Simplesmente vivo o presente. Procura me exercitar ao deitar das tardes. Antes corria pelas estradas perto da minha cidade. Nos dias de hoje contento-me com aquelas esteiras em ambientes protegidos da inclemência do sol e da voracidade do vento.

A rotina do dia a dia é que me faz ficar em sobressalto. Não tenho como, ainda, mudar o status quo. Ainda não estou aposentado. E nem me preocupo quando isso vai acontecer.

Hoje acordei a hora de sempre. Foi um sono leve. Como de hábito.

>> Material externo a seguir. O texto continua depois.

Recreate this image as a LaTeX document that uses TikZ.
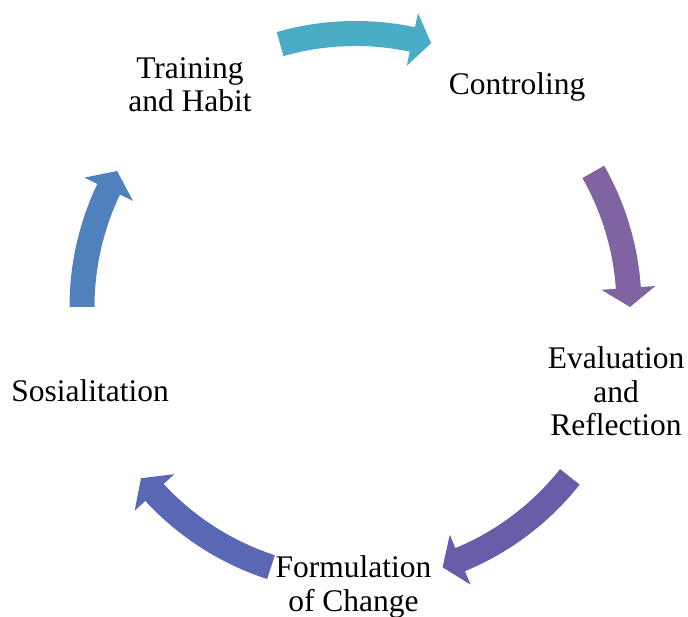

Levantei-me da cama antes das cinco horas. Tomei um bom banho. Mas a seguir recostei-me ao travesseiro pensando na sexta-feira que começava àquela hora.

Por quantos anos, dias, meses, continuarei a fazer tudo como de costume. Atender no consultório, deslocar-me para locais de poucos recursos para outro tipo de atendimento. Na intenção pura e simples de resolver problemas de saúde de pacientes oriundos do sistema único de saúde. Cada vez mais impotente.

Por quantos anos mais serei capaz de viver com a mesma intensidade de agora? Hoje me sinto bem. E amanhã? E depois de depois de outro amanhã?

Seria apto a cuidar de mais um neto? Os três que me foram dados de presente já me enchem os pensamentos de orgulho. Junto a eles me renovo. Volto aos tempos de criança.

Quando estou ao lado deles nem tempo tenho de pensar na vida. Muito menos no por quanto tempo resistirei aos lamentos do tempo.

Hoje beiro os setenta. Amanhã, no ano que vem, outra idade me vai colher tomara com a mesma disposição de sempre. Mas seria capaz de fazer tudo que tenho feito?

Ainda não sei dizer. Ao fazer vaticínios sempre cometo senões.

Por quanto tempo mais estarei vivo? São questões que a mim não competem responder. Deixo a resposta ao tempo. Só ele entende o quanto ainda desejo viver.